The Sony and Microsoft E3 press conferences were conspicuously tight-lipped on console pricing, which came as no surprise. Traditionally, video game consoles tend to receive an official price drop during their second year on the market. If the PS4 and Xbox One follow suit, we should see a more attractive RRP sometime in 2015.

Apart from the occasional 24-hour sales blitz, you can expect the Xbox One and PS4 to remain at full price for the rest of the year. By contrast, 2015 should be kinder on your wallet. There’ll also be a larger games library by then, which could translate to better bundles.
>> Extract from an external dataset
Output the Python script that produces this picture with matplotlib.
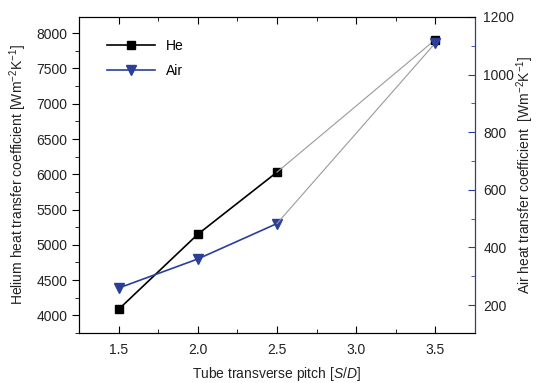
import matplotlib
matplotlib.use("Agg")
import matplotlib.pyplot as plt
from matplotlib.ticker import MultipleLocator

plt.rcParams['font.family'] = ['Liberation Sans', 'DejaVu Sans']
plt.rcParams['mathtext.fontset'] = 'custom'
plt.rcParams['mathtext.rm'] = 'Liberation Sans'
plt.rcParams['mathtext.it'] = 'Liberation Sans:italic'

# data
pitch = [1.5, 2.0, 2.5, 3.5]
helium = [4085, 5150, 6030, 7910]
air = [259, 360, 483, 1110]

blue = '#2b3f9a'
gray = '#9a9a9a'
txt = '#222222'

fig = plt.figure(figsize=(5.38, 3.83), dpi=100)
ax = fig.add_axes([79 / 538, 50 / 383, 396 / 538, 316 / 383])
ax2 = ax.twinx()

# measured points (solid) and extrapolated link (thin gray)
ax.plot(pitch[:3], helium[:3], color='black', lw=1.2, marker='s', ms=6, label='He')
ax.plot(pitch[2:], helium[2:], color=gray, lw=0.8)
ax.plot(pitch[3:], helium[3:], ls='none', color='black', marker='s', ms=6)

ax2.plot(pitch[:3], air[:3], color=blue, lw=1.2, marker='v', ms=7, label='Air')
ax2.plot(pitch[2:], air[2:], color=gray, lw=0.8)
ax2.plot(pitch[3:], air[3:], ls='none', color=blue, marker='v', ms=7)

ax.set_xlim(1.25, 3.75)
ax.set_ylim(3750, 8230)
ax2.set_ylim(103, 1200)

ax.xaxis.set_major_locator(MultipleLocator(0.5))
ax.xaxis.set_minor_locator(MultipleLocator(0.25))
ax.yaxis.set_major_locator(MultipleLocator(500))
ax.yaxis.set_minor_locator(MultipleLocator(250))
ax2.yaxis.set_major_locator(MultipleLocator(200))
ax2.yaxis.set_minor_locator(MultipleLocator(100))

ax.tick_params(axis='x', which='both', direction='in', top=True, labelsize=10,
               pad=7, labelcolor=txt)
ax.tick_params(axis='x', which='major', length=5)
ax.tick_params(axis='x', which='minor', length=3)
ax.tick_params(axis='y', which='both', direction='out', labelsize=10, labelcolor=txt)
ax.tick_params(axis='y', which='major', length=5)
ax.tick_params(axis='y', which='minor', length=3)
ax2.tick_params(axis='y', which='both', direction='in', colors=blue, labelcolor=txt,
                labelsize=10, pad=6)
ax2.tick_params(axis='y', which='major', length=5)
ax2.tick_params(axis='y', which='minor', length=3)
ax2.spines['right'].set_color(blue)

ax.set_xlabel('Tube transverse pitch [$\\mathit{S/D}$]', fontsize=10, color=txt, labelpad=6)
ax.set_ylabel('Helium heat transfer coefficient [Wm$^{-2}$K$^{-1}$]', fontsize=10,
              color=txt, labelpad=5)
ax2.set_ylabel('Air heat transfer coefficient  [Wm$^{-2}$K$^{-1}$]', fontsize=10,
               color=txt, labelpad=0)

h1, l1 = ax.get_legend_handles_labels()
h2, l2 = ax2.get_legend_handles_labels()
ax.legend(h1 + h2, l1 + l2, loc='upper left', frameon=False, fontsize=10,
          bbox_to_anchor=(0.04, 0.97), handlelength=3.4, labelspacing=0.8,
          handletextpad=0.8)

fig.savefig('out.png', dpi=100)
Most big releases aren’t coming this year

Most of the biggest announcements at E3 2014 won’t actually be appearing until sometime next year. Uncharted 4, the new Zelda, Star Fox, Batman: Arkham Knight, Bloodborne, The Order: 1886, Mortal Kombat X, Dead Island 2, Star Wars: Battlefront and Halo 5 are just some of the games slated to appear next year. 2014 isn’t nearly as crowded. Indeed, Driveclub and Halo Remastered appear to be the only noteworthy PS4/Xbox One exclusives.

2015: The Year of Project Morpheus

Project Morpheus Hands-On: The Virtual Future Is Very, Very Bright

This is a big deal. Project Morpheus is Sony’s answer to the Oculus Rift: it’s a virtual-reality headset that puts you inside PlayStation 4 games. Gizmodo got its hands on the device during E3 2014 and was suitably blown away: “Playing these games raises your pulse in a way that playing on a flat screen (even a very big one) just doesn’t. By altering your sense of reality, Morpheus successfully manages to trigger some of your fight or flight reflexes… It basically allows you to play in a way that would be otherwise impossible.”

A release date for Project Morpheus has yet to be announced, but we wouldn’t be surprised if it launches at the tail end of next year — which makes 2015 the perfect time to snap up a PS4.


  • If 2015 is when next gen games are REALISTICALLY useable then they should have held off the console launches till end of 2014 so they could have packed better hardware into them.

    I can already see my XB1 graphics struggling with battlefield 4 shadows so how is it supposed to stay relevant until Next Next gen in 5 years time if these next gen games arnt even really out yet and my XB1 is struggling??

      • I hear that! and believe me i have been thinking about it.. But my friends online dont use PC which holds me back. Plus I like using a console but just wish it had a bit more grunt..

        Or they merge PC and Xbox online would be cool ! but probably unfair.

  • …and articles like this are why games are stuck in cross-generation stage. More new generation consoles in hand = less incentive to build for last-gen. I got a PS4 at launch and after playing the same games on both new and last gen – there is DEFINITELY incentive to buy a new console. Last gen looks so bloody dated, it’s not even funny. Obviously the gap isn’t as big as PS2-PS3 – but it’s definitely a huge improvement. Bagging remasters? I’ll be eagerly waiting to re-buy TLOU and GTA5 thankyou very much. GTA5 was barely playable on PS3 due to it’s low frame rate. Stop scaring consumers.

    • Fastest selling console in history and you blame poor sales for not enough games?
      The only thing the article is doing is giving people like me who are holding off buying next gen something to read. People are going to make the dive and buy when they’re ready regardless of what anyone says, and game developers aren’t going to give up making games for something in 80 million homes v 8 million just like that.

  • I nearly got a wii u today. But I quickly changed my mind. I think the games they have released and upcoming are getting me excited. But I want a ps or Xbox just for the extra bluray and added media streaming. Too much choice right now.